BENGALURU: Restructuring at Indian multi system operator (MSO) Hathway Cable and Datacom Limited (Hathway) has brought for it a positive bottomline. The pared company reported a profit of Rs 27.16 million (including an exceptional item –gain from the sale of shares of Rs 17.13 million) or 21 per cent of total income for the quarter ended 30 June 2017 (Q1-18, current quarter).  Even if one were to neglect the exceptional income during the quarter, profit of Rs 101.3 million works out to about eight per cent of total income. The numbers above basically represent the numbers that Hathway has reported from its broadband business.

The Hathway group structure can be divided into three – Broadband business, CATV business which includes joint ventures, associates and subsidiaries and GTPL Hathway in which it has 37 per cent shareholding. The broadband business is managed by the parent company while the CATV business is managed by wholly owned subsidiary Hathway Digital Private Limited (HDPL).

Hathway has reported higher y-o-y average revenue per broadband user (ARPU) at Rs 730 as compared to Rs 724 in Q1-17, but lower than the Rs 740 reported for the immediate trailing quarter (Q4-17). The company says that it has added 30,000 broadband subscribers in Q1-17, bringing its broadband subscriber base to 0.66 million.

For its CATV business, the company says that it has seeded about 0.25 million set top boxes (STB) in Q1-18, bringing its digital CATV subscriber base to 7.2 million, or approximately 96 per cent of its overall subscriber base. It says that it has seeded 1.6 million, 2.3 million and 3.3 million in DAS phases I, II and III & IV respectively. ARPUs’ in Q1-18 were Rs 105, Rs 95 and Rs 55 for DAS phases I, II and III, respectively.

Broadband business

Hathway has reported standalone total income of Rs 1,295.7 million for Q1-18 (from its broadband business). Total expenditure in Q1-18 was Rs 1,195.4 million or 92.3 per cent of total income. Employee benefits expense for the quarter was Rs 89 million (6.9 per cent of total income), other operating expenses was Rs 307.9 million (23.8 per cent of total income) and other expenses was Rs 401.7 million (31 per cent of total income). EBIDTA for broadband business was Rs 497.1 million (38.4 per cent of total income).

CATV business excluding GTPL Hathway business

For HDPL, Hathway has mentioned total income of Rs 2,365 million for Q1-18 in investor presentation. The breakup of total income is Rs 1,325 million from cable TV subscription, Rs 702 million from placement, Rs 242 million from activation and other operating income of Rs 96 million.
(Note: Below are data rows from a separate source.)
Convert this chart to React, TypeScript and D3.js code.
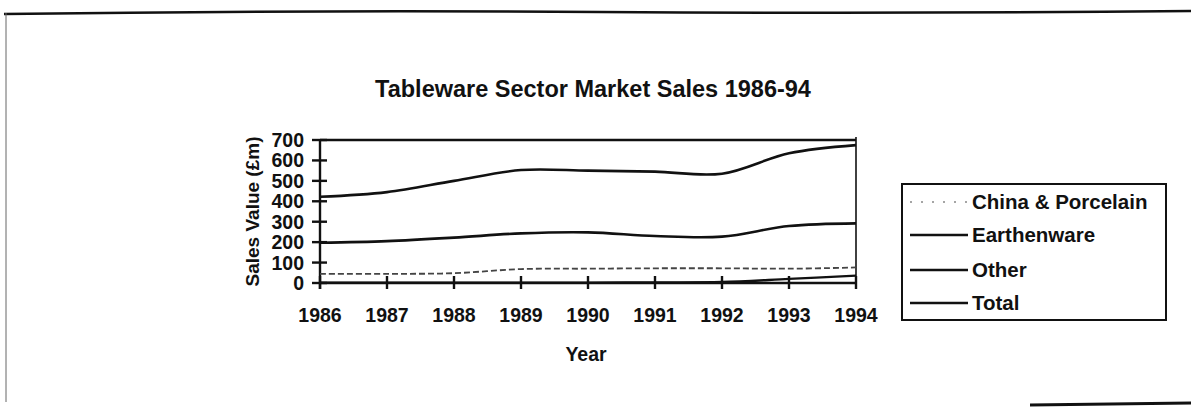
import React from "react";
import * as d3 from "d3";

const years = [1986, 1987, 1988, 1989, 1990, 1991, 1992, 1993, 1994];
const yTicks = [0, 100, 200, 300, 400, 500, 600, 700];
const chinaPorcelain = [45, 45, 48, 68, 70, 72, 72, 70, 76];
const earthenware = [197, 205, 222, 243, 248, 230, 227, 279, 292];
const other = [2, 2, 2, 2, 2, 3, 5, 20, 36];
const total = [422, 445, 500, 553, 550, 545, 535, 635, 675];
const legendLabels = ["China & Porcelain", "Earthenware", "Other", "Total"];

const FONT = "'Liberation Sans', Arial, Helvetica, sans-serif";

export default function App() {
  const W = 1191, H = 414;
  const x = d3.scaleLinear().domain([1986, 1994]).range([320, 856]);
  const y = d3.scaleLinear().domain([0, 700]).range([283, 140]);
  const line = d3
    .line<number>()
    .x((_, i) => x(years[i]))
    .y((d) => y(d))
    .curve(d3.curveCatmullRom.alpha(0.5));

  const series = [
    { name: legendLabels[0], data: chinaPorcelain, dash: "6,3", color: "#444", w: 1.8 },
    { name: legendLabels[1], data: earthenware, dash: "", color: "#111", w: 2.6 },
    { name: legendLabels[2], data: other, dash: "", color: "#111", w: 2.4 },
    { name: legendLabels[3], data: total, dash: "", color: "#111", w: 2.6 },
  ];

  const legendY = [202, 235, 270, 303];

  return (
    <svg
      width={W}
      height={H}
      style={{ position: "fixed", left: 0, top: 0, background: "#fff" }}
      fontFamily={FONT}
    >
      {/* page frame */}
      <path d="M4,14 Q300,10 600,12 T1191,11" fill="none" stroke="#111" strokeWidth={2.5} />
      <line x1={6} y1={13} x2={6} y2={402} stroke="#666" strokeWidth={1} />
      <line x1={1030} y1={405} x2={1191} y2={403} stroke="#111" strokeWidth={3} />

      {/* title */}
      <text x={593} y={97} textAnchor="middle" fontSize={23.5} fontWeight="bold" fill="#111">
        Tableware Sector Market Sales 1986-94
      </text>

      {/* plot frame: top and right */}
      <line x1={x(1986)} y1={y(700)} x2={x(1994)} y2={y(700)} stroke="#111" strokeWidth={2.4} />
      <line x1={x(1994)} y1={y(700) - 3} x2={x(1994)} y2={y(0) + 3} stroke="#111" strokeWidth={1.6} />

      {/* axes */}
      <line x1={x(1986)} y1={y(700)} x2={x(1986)} y2={y(0) + 6} stroke="#111" strokeWidth={2.4} />
      <line x1={x(1986)} y1={y(0)} x2={x(1994)} y2={y(0)} stroke="#111" strokeWidth={2.6} />
      {yTicks.map((t) => (
        <g key={"y" + t}>
          <line x1={x(1986) - 8} x2={x(1986) + 7} y1={y(t)} y2={y(t)} stroke="#111" strokeWidth={2.4} />
          <text x={304} y={y(t)} dy="0.36em" textAnchor="end" fontSize={19.5} fontWeight="bold" fill="#111">
            {t}
          </text>
        </g>
      ))}
      {years.map((yr) => (
        <g key={"x" + yr}>
          <line x1={x(yr)} x2={x(yr)} y1={y(0) - 7} y2={y(0) + 6} stroke="#111" strokeWidth={2.4} />
          <text x={x(yr)} y={y(0) + 39} textAnchor="middle" fontSize={19.5} fontWeight="bold" fill="#111">
            {yr}
          </text>
        </g>
      ))}

      {/* axis titles */}
      <text
        transform={`translate(259,${(y(0) + y(700)) / 2}) rotate(-90)`}
        textAnchor="middle"
        fontSize={19}
        fontWeight="bold"
        fill="#111"
      >
        Sales Value (£m)
      </text>
      <text x={586} y={361} textAnchor="middle" fontSize={19.5} fontWeight="bold" fill="#111">
        Year
      </text>

      {/* series */}
      {series.map((s) => (
        <path
          key={s.name}
          d={line(s.data) || ""}
          fill="none"
          stroke={s.color}
          strokeWidth={s.w}
          strokeDasharray={s.dash}
        />
      ))}

      {/* legend */}
      <rect x={902} y={184} width={264} height={136} fill="none" stroke="#111" strokeWidth={2} />
      {series.map((s, i) => (
        <g key={"lg" + i}>
          <line
            x1={910}
            x2={968}
            y1={legendY[i]}
            y2={legendY[i]}
            stroke={i === 0 ? "#888" : "#111"}
            strokeWidth={i === 0 ? 1.4 : 2.6}
            strokeDasharray={i === 0 ? "2,9" : ""}
          />
          <text x={972} y={legendY[i]} dy="0.36em" fontSize={20.5} fontWeight="bold" fill="#111">
            {s.name}
          </text>
        </g>
      ))}
    </svg>
  );
}
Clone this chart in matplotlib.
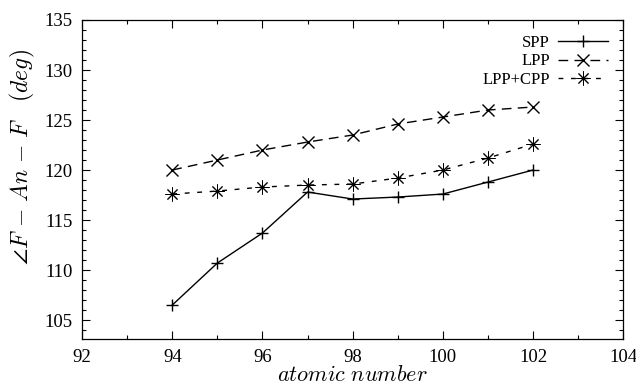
from matplotlib import pyplot as plt
from matplotlib.ticker import MultipleLocator

# %% Data

atomicNum = [94,95,96,97,98,99,100,101,102]
angleSPP = [106.5,110.7,113.7,117.8,117.1,117.3,117.6,118.8,120.0]
angleLPP = [120.0,121.0,122.0,122.8,123.5,124.6,125.3,126.0,126.3]
angleCPP = [117.6,117.9,118.3,118.5,118.6,119.2,120.0,121.2,122.6]

# %% Style

plt.rcParams['font.family'] = 'Liberation Serif'
plt.rcParams['mathtext.fontset'] = 'cm'

fig = plt.figure(figsize=(6.36,3.92),dpi=100)
ax = fig.add_axes([0.129,0.135,0.851,0.814])

# %% Curves

ax.plot(atomicNum,angleSPP,'-',color='k',lw=1,marker='+',ms=9,mew=1,label='SPP')
ax.plot(atomicNum,angleLPP,color='k',lw=1,dashes=(7,4.5),marker='x',ms=8,mew=1,label='LPP')
ax.plot(atomicNum,angleCPP,color='k',lw=1,dashes=(3.5,5.5),marker=(8,2,0),ms=10,mew=0.7,label='LPP+CPP')

ax.set_xlim(92,104)
ax.set_ylim(103.1,135)
ax.xaxis.set_major_locator(MultipleLocator(2))
ax.xaxis.set_minor_locator(MultipleLocator(1))
ax.yaxis.set_major_locator(MultipleLocator(5))
ax.yaxis.set_minor_locator(MultipleLocator(1))
ax.tick_params(which='both',direction='in',top=True,right=True,labelsize=13.5,width=0.8)
ax.tick_params(which='major',length=6,pad=7)
ax.tick_params(which='minor',length=3)
for s in ax.spines.values(): s.set_linewidth(0.9)

ax.set_xlabel(r'$atomic\ number$',fontsize=16,labelpad=0)
ax.set_ylabel(r'$\angle F\ \mathbf{-}\ An\ \mathbf{-}\ F\quad (deg)$',fontsize=17)
ax.yaxis.set_label_coords(-0.083,0.57)

ax.legend(loc='upper right',frameon=False,markerfirst=False,fontsize=12,
          handlelength=3,handletextpad=0.5,labelspacing=0.15,borderaxespad=0.5)

fig.savefig('out.png',dpi=100)
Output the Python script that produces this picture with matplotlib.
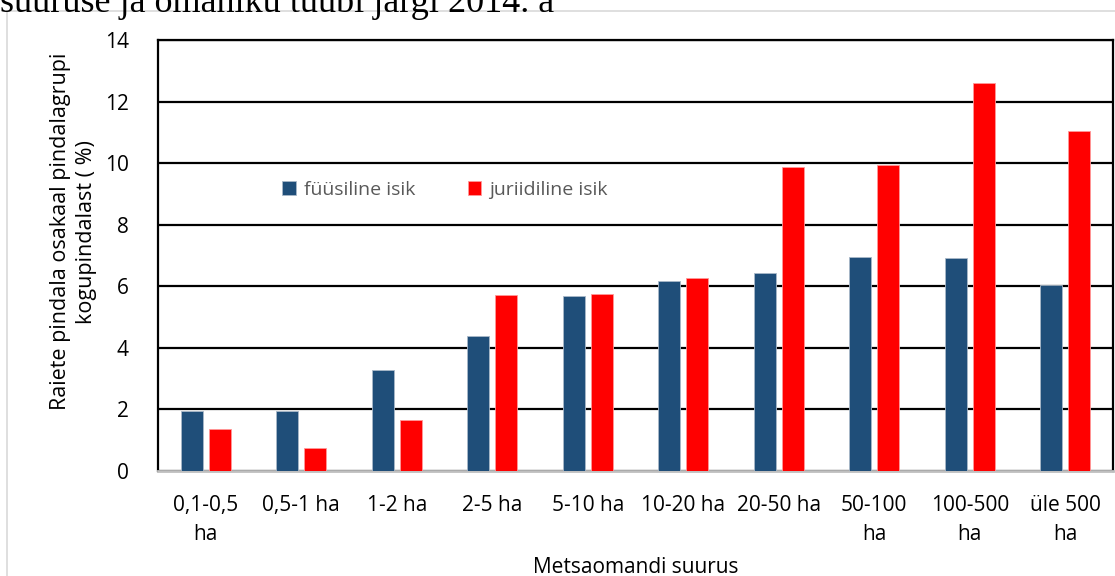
import matplotlib.pyplot as plt
import numpy as np
from matplotlib.patches import Rectangle

# andmed
kategooriad = ['0,1-0,5\nha', '0,5-1 ha', '1-2 ha', '2-5 ha', '5-10 ha',
               '10-20 ha', '20-50 ha', '50-100\nha', '100-500\nha', 'üle 500\nha']
fyysiline = [1.95, 1.95, 3.28, 4.40, 5.68, 6.17, 6.43, 6.95, 6.93, 6.04]
juriidiline = [1.36, 0.75, 1.65, 5.71, 5.75, 6.27, 9.87, 9.93, 12.60, 11.04]

plt.rcParams['font.family'] = ['Open Sans', 'DejaVu Sans']

fig = plt.figure(figsize=(11.15, 5.76), dpi=100)

# chart border
fig.patches.append(Rectangle((7 / 1115, -0.1), 1.2, 1 - 11 / 576 + 0.1,
                             transform=fig.transFigure, fill=False,
                             edgecolor='#d9d9d9', linewidth=1.2))

# cut off title
fig.text(0.0, 1 - 12 / 576, 'suuruse ja omaniku tüübi järgi 2014. a',
         family='Liberation Serif', fontsize=26, ha='left', va='baseline')

ax = fig.add_axes([158 / 1115, 1 - 471 / 576, 955 / 1115, 431 / 576])

x = np.arange(len(kategooriad))
w = 0.23
ax.bar(x - 0.145, fyysiline, w, color='#1f4e79', edgecolor='#a9b8c9',
       linewidth=0.6, label='füüsiline isik', zorder=3)
ax.bar(x + 0.145, juriidiline, w, color='#ff0000', edgecolor='#ff9999',
       linewidth=0.6, label='juriidiline isik', zorder=3)

ax.set_xlim(-0.5, len(kategooriad) - 0.5)
ax.set_ylim(0, 14)
ax.set_yticks(range(0, 15, 2))
ax.yaxis.grid(True, color='black', linewidth=1.6, zorder=0)
ax.set_axisbelow(True)

ax.set_xticks(x)
ax.set_xticklabels(kategooriad, fontsize=15, linespacing=1.5)
ax.tick_params(axis='y', labelsize=15, length=0, pad=21)
ax.tick_params(axis='x', length=0, pad=17)

for s in ['left', 'top', 'right']:
    ax.spines[s].set_color('black')
    ax.spines[s].set_linewidth(1.6)
ax.spines['bottom'].set_color('#bfbfbf')
ax.spines['bottom'].set_linewidth(2)

ax.set_ylabel('Raiete pindala osakaal pindalagrupi\nkogupindalast ( %)',
              fontsize=15.5, linespacing=1.3)
ax.yaxis.set_label_coords(-0.064, 0.555)
ax.set_xlabel('Metsaomandi suurus', fontsize=15, labelpad=9)

ax.legend(loc='center left', bbox_to_anchor=(0.112, (471 - 190) / 431),
          ncol=2, frameon=False, fontsize=14, handlelength=0.7,
          handleheight=0.7, handletextpad=0.4, columnspacing=2.7,
          labelcolor='#595959')

fig.savefig('out.png', dpi=100)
Total expenditure in Q1-18 has been reported at Rs 2,093 million (88.5 per cent of DHPL total revenue). Major expense heads include pay channel cost (57.2 percent of HDPL total revenue), employee cost Rs 214 million (9 per cent of HDPL total revenue), other expense Rs 527 million (22.3 per cent of HDPL total revenue). Finance costs for Q1-18 for HDPL was Rs 162 million (6.8 per cent of HDPL total revenue). The company has reported HDPL EBIDTA of Rs 272 million (11.5 per cent of HDPL total revenue).